Back on the Chemo I go

Sunday night is the big night – first day of 28 day cycle – the denying reality is over.  It has been a great break from treatments but sadly it has to come to an end.  That is the shitty thing, there is no “cure” just hopeful optimism that we don’t see re-occurrence.  So onto phase 3 of the standard of care (SOC) playbook.  It started with cut the sucker out, then radiate and drug what was left, now just keep drugging it until it rears its ugly head.  My Oncologist is old school and has great success with the old SOC.  His theory, if it an’t broke don’t fix it.  Well I am broke and I want to be fixed dammit so we are looking into additional therapies. One is Optune from Novocure.  This is a device I wear on my head (as much as possible) that generates an electrical field to inhibit cell division.  Amazing story behind the development of this technology (Read here).  I always love stories that have the developed in the basement or garage aspect to them.  This device has done so well they ended trials early to put into production.  In many cases Optune is being considered part of the SOC since it has such a positive result.

That is sort of the problem once you have one of these suckers cut out.  They don’t want to do too many things that deviate from the SOC and reserve the other treatments until re-occurrence.  Sort of leaves those of us that want to prevent re-occurrence with few options.

I am getting pretty used to this Ketogenic diet thing. Actually I find it pretty interesting from a endurance training standpoint and look forward to adjusting my training accordingly.  I have delved into some great books by Dr Phil Maffetone and his site (Here).  His method is called Maximum Aerobic Function (MAF) where you train at a lower heart rate, stay 100% aerobic so you are burning fat for fuel, and build that system up so you generate more power at that lower heart rate.  The great thing is you don’t need to eat all the time as you are not burning glucose as an energy source and have to constantly replenish it.  Everyone, no matter how fat or skinny, has huge reserves of energy in our fat storage.  You just have to train your body to use it.  There are a whole lot of other benefits as well that I won’t go into so I can avoid the dreaded TLDR comments I will move on.  If you are interested google him, look at his site, get a book or two from the library, (FYI: the red book is more for just a healthy lifestyle, the yellow one is for athletic training) – will turn your thoughts about athletic performance and training upside down.
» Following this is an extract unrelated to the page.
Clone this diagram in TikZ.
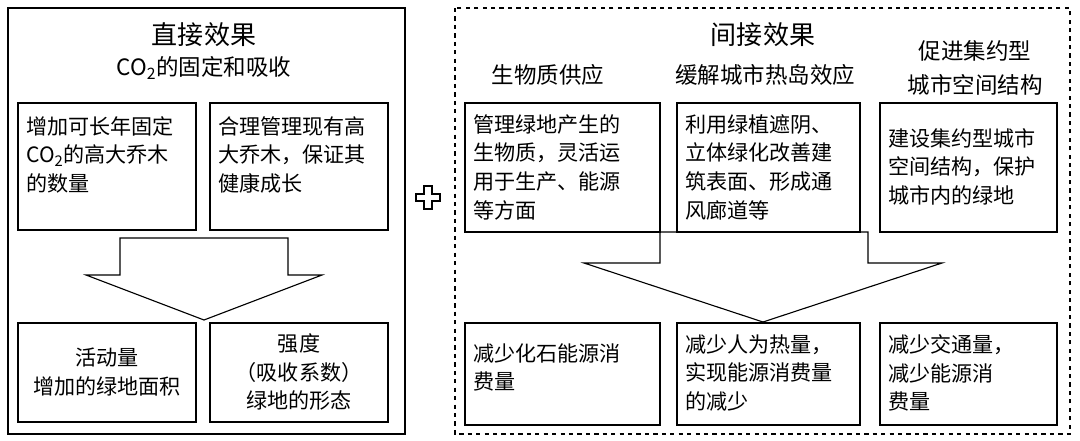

Speaking of athletics, I raced again last Wednesday.  Sadly because of my oncology appointments and MRI’s the week before I missed that weeks race.  I paid for it last week.  The good thing, my times have gotten progressively better (but then it is not always the same course week to week but very similar) but the suffering was much greater Wednesday than the previous two races.  I think I pushed more just because I knew I could and that = more suffering.  The last race of the Wednesday night series is this week. That is a day of decision right now since I will be 3 days into my 5 day chemo session.  I just have no idea how I will feel and how I will recover.  The Cross Crusade starts up next weekend and I hope to race on Sunday.  Again will be a game time decision since that is just a few days after I end my chemo.  I keep hearing how weak and sick people feel after their first round of high dose chemo so I don’t want to commit to anything because of pride if I think it will compromise me in other ways.  I am hopefully optimistic I can race in both.

Wow, really digressed there.  So to summarize after our victory post of no regrowth, I start on what they call the 28 day cycle. Five days of high dose chemo at night before bed (in hopes you sleep through the nausea),  then day 21 blood test, day 28 blood test, if labs are good, another round.  If bad we wait a bit for blood issue to resolve.  Next MRI is in two months the Wednesday before Thanksgiving.  At some point I will hear if I am approved for Optune (my insurance case worker has to approve) and that will be added to the mix.

The rest is continue on with life as normal, the problem is realizing you are not normal anymore, I have never craved normalcy so much.